→ **Instructions for the task**: Extract everything from the first line through the line with "ax.set_ylim(0, 364)", both ends included, except for any pictures.
►
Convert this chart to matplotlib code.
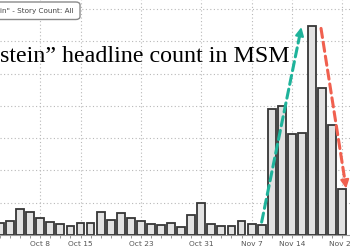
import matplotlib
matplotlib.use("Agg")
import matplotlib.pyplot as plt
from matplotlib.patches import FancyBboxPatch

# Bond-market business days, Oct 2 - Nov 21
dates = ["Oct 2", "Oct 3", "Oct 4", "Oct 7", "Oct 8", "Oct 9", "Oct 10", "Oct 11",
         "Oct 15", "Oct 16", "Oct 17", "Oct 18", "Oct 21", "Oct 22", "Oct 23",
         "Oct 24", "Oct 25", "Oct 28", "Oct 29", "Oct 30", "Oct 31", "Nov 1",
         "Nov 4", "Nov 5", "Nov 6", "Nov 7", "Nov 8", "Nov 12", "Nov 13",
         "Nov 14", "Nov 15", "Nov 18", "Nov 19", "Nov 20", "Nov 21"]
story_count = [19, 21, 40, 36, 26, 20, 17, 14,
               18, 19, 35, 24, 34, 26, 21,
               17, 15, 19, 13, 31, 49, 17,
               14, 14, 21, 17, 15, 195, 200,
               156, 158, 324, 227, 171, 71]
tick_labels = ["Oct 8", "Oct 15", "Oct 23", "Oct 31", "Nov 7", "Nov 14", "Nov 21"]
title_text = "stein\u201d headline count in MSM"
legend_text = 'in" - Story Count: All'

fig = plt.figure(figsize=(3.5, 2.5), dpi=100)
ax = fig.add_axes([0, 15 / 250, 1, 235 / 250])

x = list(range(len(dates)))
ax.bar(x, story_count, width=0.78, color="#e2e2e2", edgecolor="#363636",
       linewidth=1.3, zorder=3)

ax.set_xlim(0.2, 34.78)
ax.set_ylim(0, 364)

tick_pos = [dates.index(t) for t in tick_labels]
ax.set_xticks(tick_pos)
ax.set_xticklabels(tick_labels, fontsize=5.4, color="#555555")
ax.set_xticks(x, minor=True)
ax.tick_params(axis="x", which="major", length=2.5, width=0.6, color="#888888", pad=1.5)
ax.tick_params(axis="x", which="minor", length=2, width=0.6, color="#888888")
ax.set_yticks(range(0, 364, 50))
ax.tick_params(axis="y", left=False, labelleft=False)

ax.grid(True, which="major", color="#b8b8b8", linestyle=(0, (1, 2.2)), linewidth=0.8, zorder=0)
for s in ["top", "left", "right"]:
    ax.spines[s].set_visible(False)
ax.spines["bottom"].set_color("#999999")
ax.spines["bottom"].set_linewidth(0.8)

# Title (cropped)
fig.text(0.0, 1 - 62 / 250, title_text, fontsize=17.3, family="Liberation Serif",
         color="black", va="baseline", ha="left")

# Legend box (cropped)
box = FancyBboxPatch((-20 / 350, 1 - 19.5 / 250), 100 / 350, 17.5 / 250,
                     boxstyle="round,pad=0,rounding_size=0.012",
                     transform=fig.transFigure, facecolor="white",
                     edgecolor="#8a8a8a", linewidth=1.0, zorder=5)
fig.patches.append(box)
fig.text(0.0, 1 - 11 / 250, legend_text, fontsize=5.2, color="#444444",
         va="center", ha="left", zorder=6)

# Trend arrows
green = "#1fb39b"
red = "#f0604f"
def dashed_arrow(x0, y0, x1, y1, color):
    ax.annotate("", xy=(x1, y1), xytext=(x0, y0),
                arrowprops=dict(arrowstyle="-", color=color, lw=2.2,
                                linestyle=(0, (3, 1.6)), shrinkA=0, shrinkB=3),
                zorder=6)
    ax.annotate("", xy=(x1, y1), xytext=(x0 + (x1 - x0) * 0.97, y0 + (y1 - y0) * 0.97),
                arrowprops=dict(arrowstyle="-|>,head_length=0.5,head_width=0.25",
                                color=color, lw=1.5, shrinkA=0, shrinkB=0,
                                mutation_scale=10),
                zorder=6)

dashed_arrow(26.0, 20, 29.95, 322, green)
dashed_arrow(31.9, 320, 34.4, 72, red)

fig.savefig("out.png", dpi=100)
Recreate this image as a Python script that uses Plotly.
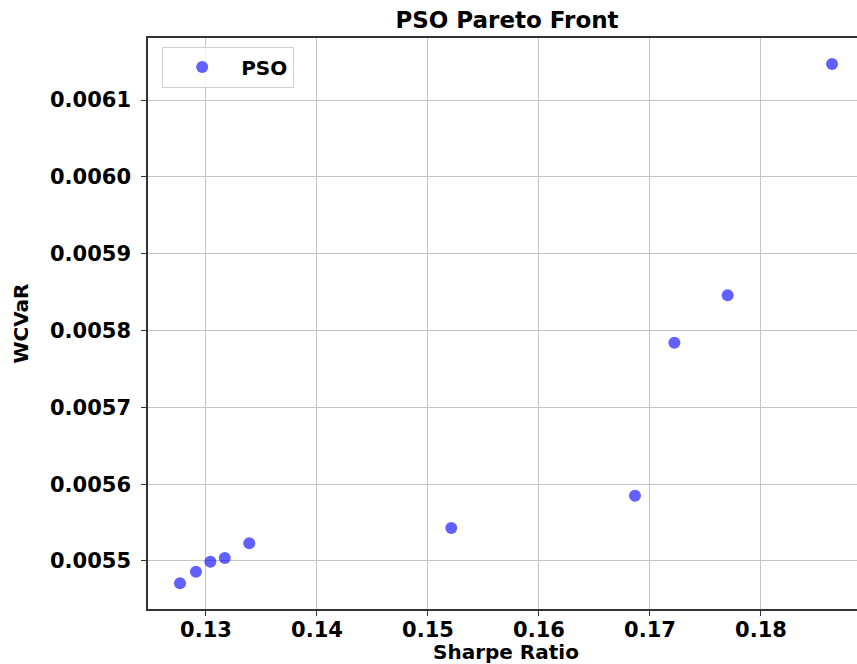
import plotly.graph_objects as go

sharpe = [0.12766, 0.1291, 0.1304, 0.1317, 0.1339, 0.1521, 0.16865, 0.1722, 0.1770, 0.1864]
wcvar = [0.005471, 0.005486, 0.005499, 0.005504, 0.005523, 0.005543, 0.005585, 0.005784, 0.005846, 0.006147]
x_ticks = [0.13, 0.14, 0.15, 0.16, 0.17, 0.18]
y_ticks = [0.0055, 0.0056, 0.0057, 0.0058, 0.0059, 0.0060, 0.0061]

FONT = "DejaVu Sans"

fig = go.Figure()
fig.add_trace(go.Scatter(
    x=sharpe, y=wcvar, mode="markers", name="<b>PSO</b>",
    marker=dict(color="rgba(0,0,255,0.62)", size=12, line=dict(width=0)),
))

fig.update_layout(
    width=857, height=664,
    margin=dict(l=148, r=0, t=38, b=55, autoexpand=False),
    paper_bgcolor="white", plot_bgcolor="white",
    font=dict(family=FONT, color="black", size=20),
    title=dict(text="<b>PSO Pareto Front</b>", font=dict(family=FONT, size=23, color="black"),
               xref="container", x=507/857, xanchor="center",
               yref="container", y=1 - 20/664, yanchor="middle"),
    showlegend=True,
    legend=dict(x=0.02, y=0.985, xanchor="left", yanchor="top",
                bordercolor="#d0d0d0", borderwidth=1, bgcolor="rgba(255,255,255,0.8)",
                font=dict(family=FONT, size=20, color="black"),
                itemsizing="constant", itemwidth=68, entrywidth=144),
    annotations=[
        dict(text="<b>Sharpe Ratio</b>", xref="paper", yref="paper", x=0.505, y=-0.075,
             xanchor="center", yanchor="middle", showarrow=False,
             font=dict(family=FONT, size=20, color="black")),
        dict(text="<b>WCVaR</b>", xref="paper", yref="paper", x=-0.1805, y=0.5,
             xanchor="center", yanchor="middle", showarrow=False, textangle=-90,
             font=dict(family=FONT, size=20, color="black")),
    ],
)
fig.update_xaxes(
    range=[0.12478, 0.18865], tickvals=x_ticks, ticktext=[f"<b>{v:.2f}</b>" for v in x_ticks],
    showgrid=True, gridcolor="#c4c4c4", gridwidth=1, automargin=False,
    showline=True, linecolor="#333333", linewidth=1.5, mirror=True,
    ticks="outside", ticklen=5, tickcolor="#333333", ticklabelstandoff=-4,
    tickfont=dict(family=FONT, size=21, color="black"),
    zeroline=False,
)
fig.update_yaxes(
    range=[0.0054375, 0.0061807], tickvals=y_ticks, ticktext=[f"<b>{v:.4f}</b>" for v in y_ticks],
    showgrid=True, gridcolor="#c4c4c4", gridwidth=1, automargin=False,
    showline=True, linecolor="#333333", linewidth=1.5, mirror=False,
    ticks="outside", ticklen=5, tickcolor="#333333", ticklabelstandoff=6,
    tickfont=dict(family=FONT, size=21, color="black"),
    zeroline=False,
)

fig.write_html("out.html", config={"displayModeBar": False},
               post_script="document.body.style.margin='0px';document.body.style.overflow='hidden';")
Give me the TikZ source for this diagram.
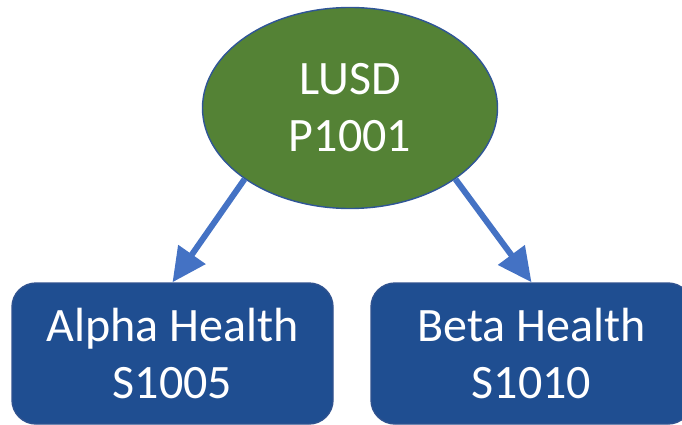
◄
→ **Output of the exercise**:
Convert this chart to matplotlib code.
import matplotlib
matplotlib.use("Agg")
import matplotlib.pyplot as plt
from matplotlib.patches import FancyBboxPatch

# Bond-market business days, Oct 2 - Nov 21
dates = ["Oct 2", "Oct 3", "Oct 4", "Oct 7", "Oct 8", "Oct 9", "Oct 10", "Oct 11",
         "Oct 15", "Oct 16", "Oct 17", "Oct 18", "Oct 21", "Oct 22", "Oct 23",
         "Oct 24", "Oct 25", "Oct 28", "Oct 29", "Oct 30", "Oct 31", "Nov 1",
         "Nov 4", "Nov 5", "Nov 6", "Nov 7", "Nov 8", "Nov 12", "Nov 13",
         "Nov 14", "Nov 15", "Nov 18", "Nov 19", "Nov 20", "Nov 21"]
story_count = [19, 21, 40, 36, 26, 20, 17, 14,
               18, 19, 35, 24, 34, 26, 21,
               17, 15, 19, 13, 31, 49, 17,
               14, 14, 21, 17, 15, 195, 200,
               156, 158, 324, 227, 171, 71]
tick_labels = ["Oct 8", "Oct 15", "Oct 23", "Oct 31", "Nov 7", "Nov 14", "Nov 21"]
title_text = "stein\u201d headline count in MSM"
legend_text = 'in" - Story Count: All'

fig = plt.figure(figsize=(3.5, 2.5), dpi=100)
ax = fig.add_axes([0, 15 / 250, 1, 235 / 250])

x = list(range(len(dates)))
ax.bar(x, story_count, width=0.78, color="#e2e2e2", edgecolor="#363636",
       linewidth=1.3, zorder=3)

ax.set_xlim(0.2, 34.78)
ax.set_ylim(0, 364)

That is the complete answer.